▶ [Job]
Tally each line where the word "with" occurs, then give only the total.

---+---

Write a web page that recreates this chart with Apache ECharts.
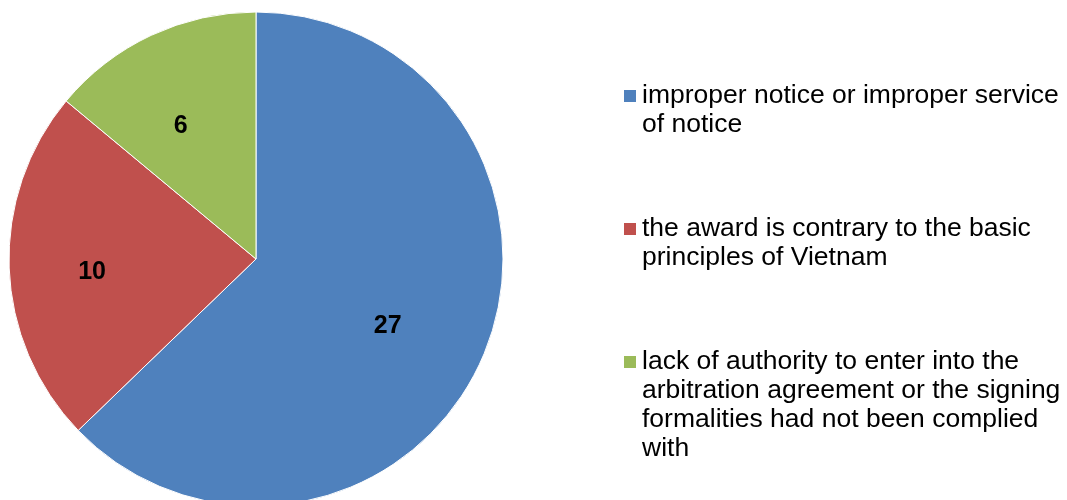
<!DOCTYPE html>
<html>
<head>
<meta charset="utf-8">
<script src="https://cdn.jsdelivr.net/npm/echarts@6/dist/echarts.min.js"></script>
<style>
html,body{margin:0;padding:0;background:#ffffff;}
#chart{width:1067px;height:500px;}
</style>
</head>
<body>
<div id="chart"></div>
<script>
// ---- data ----
var categories = [
  'improper notice or improper service of notice',
  'the award is contrary to the basic principles of Vietnam',
  'lack of authority to enter into the arbitration agreement or the signing formalities had not been complied with'
];
var values = [27, 10, 6];
var legendLines = [
  ['improper notice or improper service', 'of notice'],
  ['the award is contrary to the basic', 'principles of Vietnam'],
  ['lack of authority to enter into the', 'arbitration agreement or the signing', 'formalities had not been complied', 'with']
];
var colors = ['#4F81BD', '#C0504D', '#9BBB59'];

// ---- chart ----
var FONT = '"Liberation Sans", Arial, sans-serif';
var LH = 29;
var iconCenters = [96, 229, 362];

var pieData = categories.map(function (c, i) {
  return { name: c, value: values[i], itemStyle: { color: colors[i] } };
});

var legends = categories.map(function (c, i) {
  var lines = legendLines[i];
  var n = lines.length;
  var blanks = [];
  for (var k = 0; k < n - 1; k++) blanks.push('');
  var text = blanks.concat(lines).join('\n');
  return {
    orient: 'vertical',
    left: 622,
    top: iconCenters[i] - (2 * n - 1) * LH / 2,
    padding: 0,
    itemWidth: 14,
    itemHeight: 14,
    icon: 'rect',
    selectedMode: false,
    data: [{ name: c, itemStyle: { color: colors[i] } }],
    formatter: function () { return text; },
    textStyle: { fontFamily: FONT, fontSize: 26.5, color: '#000000', lineHeight: LH }
  };
});

var chart = echarts.init(document.getElementById('chart'), null, { renderer: 'canvas' });
chart.setOption({
  backgroundColor: '#ffffff',
  animation: false,
  legend: legends,
  series: [
    {
      type: 'pie',
      center: [256, 259],
      radius: [0, 247],
      startAngle: 90,
      clockwise: true,
      silent: true,
      label: { show: false },
      labelLine: { show: false },
      itemStyle: { borderColor: '#ffffff', borderWidth: 1 },
      data: pieData
    },
    {
      type: 'pie',
      center: [246, 266],
      radius: [120, 182],
      startAngle: 90,
      clockwise: true,
      silent: true,
      emphasis: { disabled: true },
      itemStyle: { color: 'rgba(0,0,0,0)', borderWidth: 0 },
      label: {
        show: true,
        position: 'inside',
        formatter: '{c}',
        fontFamily: FONT,
        fontWeight: 'bold',
        fontSize: 25,
        color: '#000000'
      },
      labelLine: { show: false },
      data: categories.map(function (c, i) { return { name: c, value: values[i], itemStyle: { color: 'rgba(0,0,0,0)' } }; })
    }
  ]
});
</script>
</body>
</html>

---+---

▶ [Result of this exercise]
3